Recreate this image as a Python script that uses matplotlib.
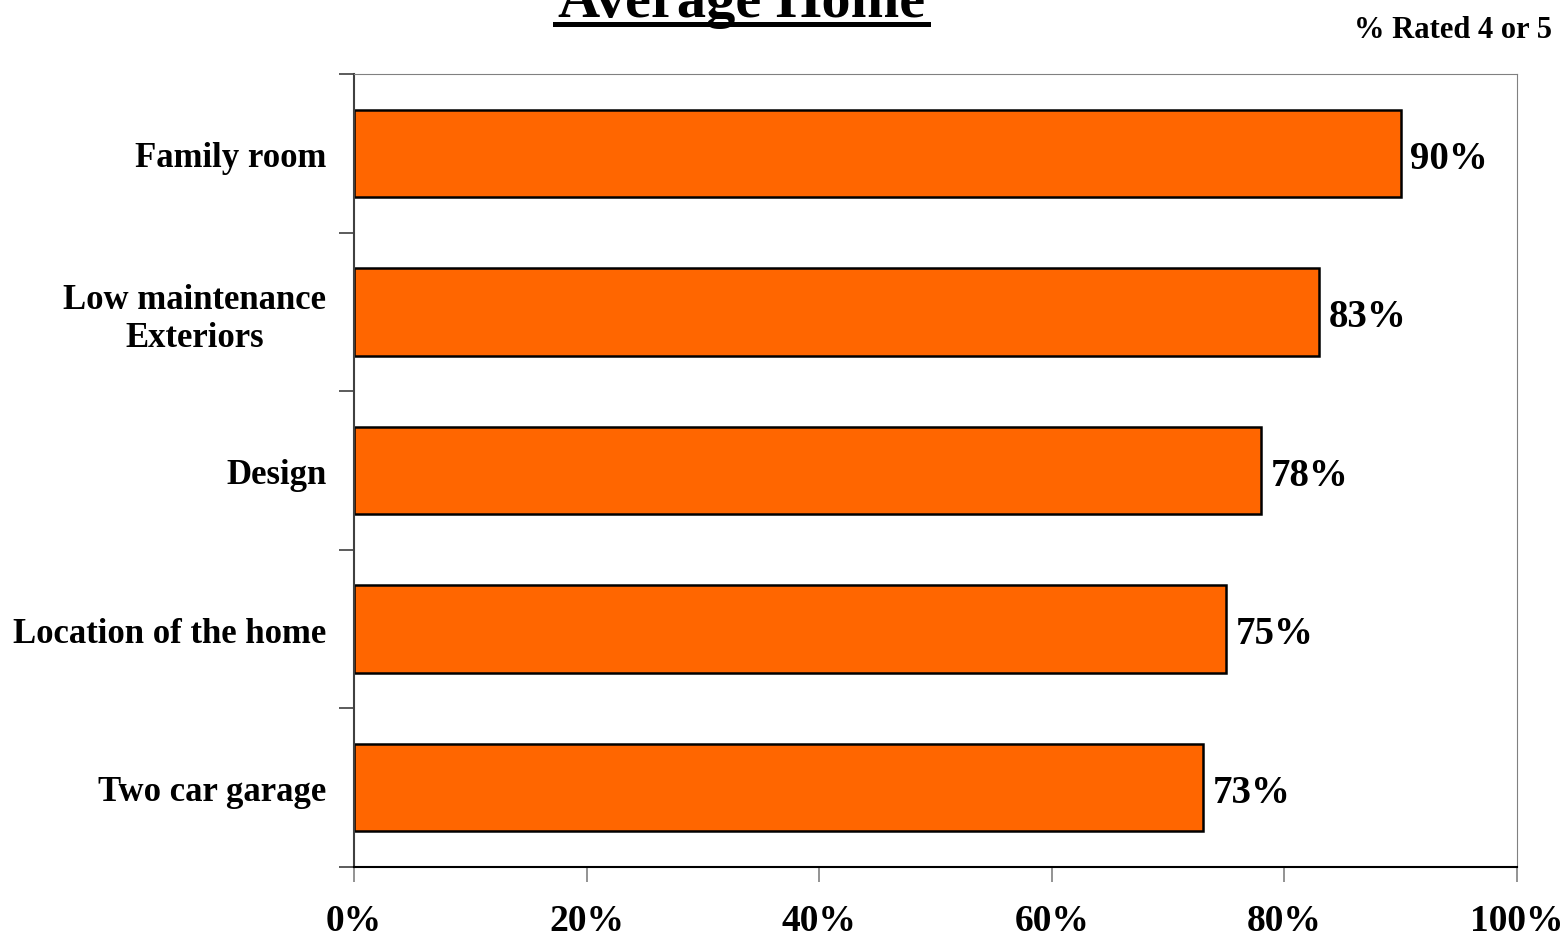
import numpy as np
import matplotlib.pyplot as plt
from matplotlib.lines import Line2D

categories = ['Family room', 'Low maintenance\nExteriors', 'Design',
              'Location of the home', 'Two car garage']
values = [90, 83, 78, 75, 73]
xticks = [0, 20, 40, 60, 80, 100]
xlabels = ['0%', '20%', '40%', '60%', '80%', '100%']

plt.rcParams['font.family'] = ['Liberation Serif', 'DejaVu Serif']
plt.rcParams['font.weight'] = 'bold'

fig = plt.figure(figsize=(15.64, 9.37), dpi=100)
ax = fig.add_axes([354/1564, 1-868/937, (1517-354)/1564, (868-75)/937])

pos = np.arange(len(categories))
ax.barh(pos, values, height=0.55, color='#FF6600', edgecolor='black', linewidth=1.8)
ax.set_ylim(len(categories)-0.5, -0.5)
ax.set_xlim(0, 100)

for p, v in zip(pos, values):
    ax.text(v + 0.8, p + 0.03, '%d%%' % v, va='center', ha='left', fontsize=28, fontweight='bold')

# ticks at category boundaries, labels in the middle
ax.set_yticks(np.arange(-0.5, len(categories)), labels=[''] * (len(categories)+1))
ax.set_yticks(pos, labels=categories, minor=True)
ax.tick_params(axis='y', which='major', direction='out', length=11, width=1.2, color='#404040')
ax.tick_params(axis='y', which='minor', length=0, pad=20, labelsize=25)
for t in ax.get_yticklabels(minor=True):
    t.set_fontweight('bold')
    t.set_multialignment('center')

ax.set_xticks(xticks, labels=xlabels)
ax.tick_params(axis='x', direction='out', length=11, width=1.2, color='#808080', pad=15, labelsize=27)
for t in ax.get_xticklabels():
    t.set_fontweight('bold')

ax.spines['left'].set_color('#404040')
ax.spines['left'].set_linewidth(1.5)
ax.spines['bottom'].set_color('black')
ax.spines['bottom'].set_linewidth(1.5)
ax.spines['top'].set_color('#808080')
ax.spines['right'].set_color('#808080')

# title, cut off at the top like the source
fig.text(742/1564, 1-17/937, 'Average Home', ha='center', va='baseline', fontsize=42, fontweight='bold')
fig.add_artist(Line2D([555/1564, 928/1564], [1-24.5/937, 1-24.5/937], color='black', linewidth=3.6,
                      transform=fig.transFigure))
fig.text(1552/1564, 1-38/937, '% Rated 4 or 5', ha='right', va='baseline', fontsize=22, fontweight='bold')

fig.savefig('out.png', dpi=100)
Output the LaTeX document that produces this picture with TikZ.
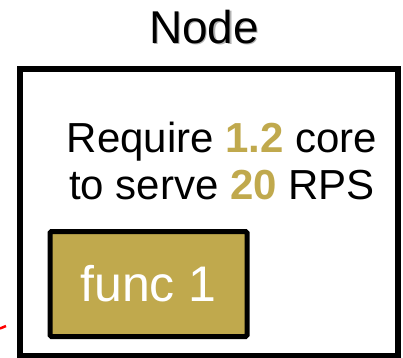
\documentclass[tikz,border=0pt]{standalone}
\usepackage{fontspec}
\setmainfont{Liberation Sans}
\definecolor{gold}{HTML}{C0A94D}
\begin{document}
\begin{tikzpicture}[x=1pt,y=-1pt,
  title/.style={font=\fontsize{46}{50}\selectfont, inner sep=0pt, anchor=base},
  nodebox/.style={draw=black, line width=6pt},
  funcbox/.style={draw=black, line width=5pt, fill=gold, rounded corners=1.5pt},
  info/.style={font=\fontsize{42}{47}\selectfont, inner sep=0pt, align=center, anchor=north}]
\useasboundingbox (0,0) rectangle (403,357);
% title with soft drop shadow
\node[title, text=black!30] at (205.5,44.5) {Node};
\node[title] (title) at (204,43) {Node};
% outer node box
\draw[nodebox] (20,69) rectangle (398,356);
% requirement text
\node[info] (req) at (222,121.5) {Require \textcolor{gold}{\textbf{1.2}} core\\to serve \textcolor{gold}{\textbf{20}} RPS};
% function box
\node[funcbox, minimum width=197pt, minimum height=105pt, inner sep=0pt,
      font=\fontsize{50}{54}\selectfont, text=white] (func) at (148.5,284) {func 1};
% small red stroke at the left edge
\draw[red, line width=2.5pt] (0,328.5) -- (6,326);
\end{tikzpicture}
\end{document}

Written problem
Omit the pictures, then output the rest of the listing exactly.

Solution
Recreate this image as a Python script that uses matplotlib.
import numpy as np
import matplotlib.pyplot as plt
from matplotlib.lines import Line2D

categories = ['Family room', 'Low maintenance\nExteriors', 'Design',
              'Location of the home', 'Two car garage']
values = [90, 83, 78, 75, 73]
xticks = [0, 20, 40, 60, 80, 100]
xlabels = ['0%', '20%', '40%', '60%', '80%', '100%']

plt.rcParams['font.family'] = ['Liberation Serif', 'DejaVu Serif']
plt.rcParams['font.weight'] = 'bold'

fig = plt.figure(figsize=(15.64, 9.37), dpi=100)
ax = fig.add_axes([354/1564, 1-868/937, (1517-354)/1564, (868-75)/937])

pos = np.arange(len(categories))
ax.barh(pos, values, height=0.55, color='#FF6600', edgecolor='black', linewidth=1.8)
ax.set_ylim(len(categories)-0.5, -0.5)
ax.set_xlim(0, 100)

for p, v in zip(pos, values):
    ax.text(v + 0.8, p + 0.03, '%d%%' % v, va='center', ha='left', fontsize=28, fontweight='bold')

# ticks at category boundaries, labels in the middle
ax.set_yticks(np.arange(-0.5, len(categories)), labels=[''] * (len(categories)+1))
ax.set_yticks(pos, labels=categories, minor=True)
ax.tick_params(axis='y', which='major', direction='out', length=11, width=1.2, color='#404040')
ax.tick_params(axis='y', which='minor', length=0, pad=20, labelsize=25)
for t in ax.get_yticklabels(minor=True):
    t.set_fontweight('bold')
    t.set_multialignment('center')

ax.set_xticks(xticks, labels=xlabels)
ax.tick_params(axis='x', direction='out', length=11, width=1.2, color='#808080', pad=15, labelsize=27)
for t in ax.get_xticklabels():
    t.set_fontweight('bold')

ax.spines['left'].set_color('#404040')
ax.spines['left'].set_linewidth(1.5)
ax.spines['bottom'].set_color('black')
ax.spines['bottom'].set_linewidth(1.5)
ax.spines['top'].set_color('#808080')
ax.spines['right'].set_color('#808080')

# title, cut off at the top like the source
fig.text(742/1564, 1-17/937, 'Average Home', ha='center', va='baseline', fontsize=42, fontweight='bold')
fig.add_artist(Line2D([555/1564, 928/1564], [1-24.5/937, 1-24.5/937], color='black', linewidth=3.6,
                      transform=fig.transFigure))
fig.text(1552/1564, 1-38/937, '% Rated 4 or 5', ha='right', va='baseline', fontsize=22, fontweight='bold')

fig.savefig('out.png', dpi=100)
Output the LaTeX document that produces this picture with TikZ.
\documentclass[tikz,border=0pt]{standalone}
\usepackage{fontspec}
\setmainfont{Liberation Sans}
\definecolor{gold}{HTML}{C0A94D}
\begin{document}
\begin{tikzpicture}[x=1pt,y=-1pt,
  title/.style={font=\fontsize{46}{50}\selectfont, inner sep=0pt, anchor=base},
  nodebox/.style={draw=black, line width=6pt},
  funcbox/.style={draw=black, line width=5pt, fill=gold, rounded corners=1.5pt},
  info/.style={font=\fontsize{42}{47}\selectfont, inner sep=0pt, align=center, anchor=north}]
\useasboundingbox (0,0) rectangle (403,357);
% title with soft drop shadow
\node[title, text=black!30] at (205.5,44.5) {Node};
\node[title] (title) at (204,43) {Node};
% outer node box
\draw[nodebox] (20,69) rectangle (398,356);
% requirement text
\node[info] (req) at (222,121.5) {Require \textcolor{gold}{\textbf{1.2}} core\\to serve \textcolor{gold}{\textbf{20}} RPS};
% function box
\node[funcbox, minimum width=197pt, minimum height=105pt, inner sep=0pt,
      font=\fontsize{50}{54}\selectfont, text=white] (func) at (148.5,284) {func 1};
% small red stroke at the left edge
\draw[red, line width=2.5pt] (0,328.5) -- (6,326);
\end{tikzpicture}
\end{document}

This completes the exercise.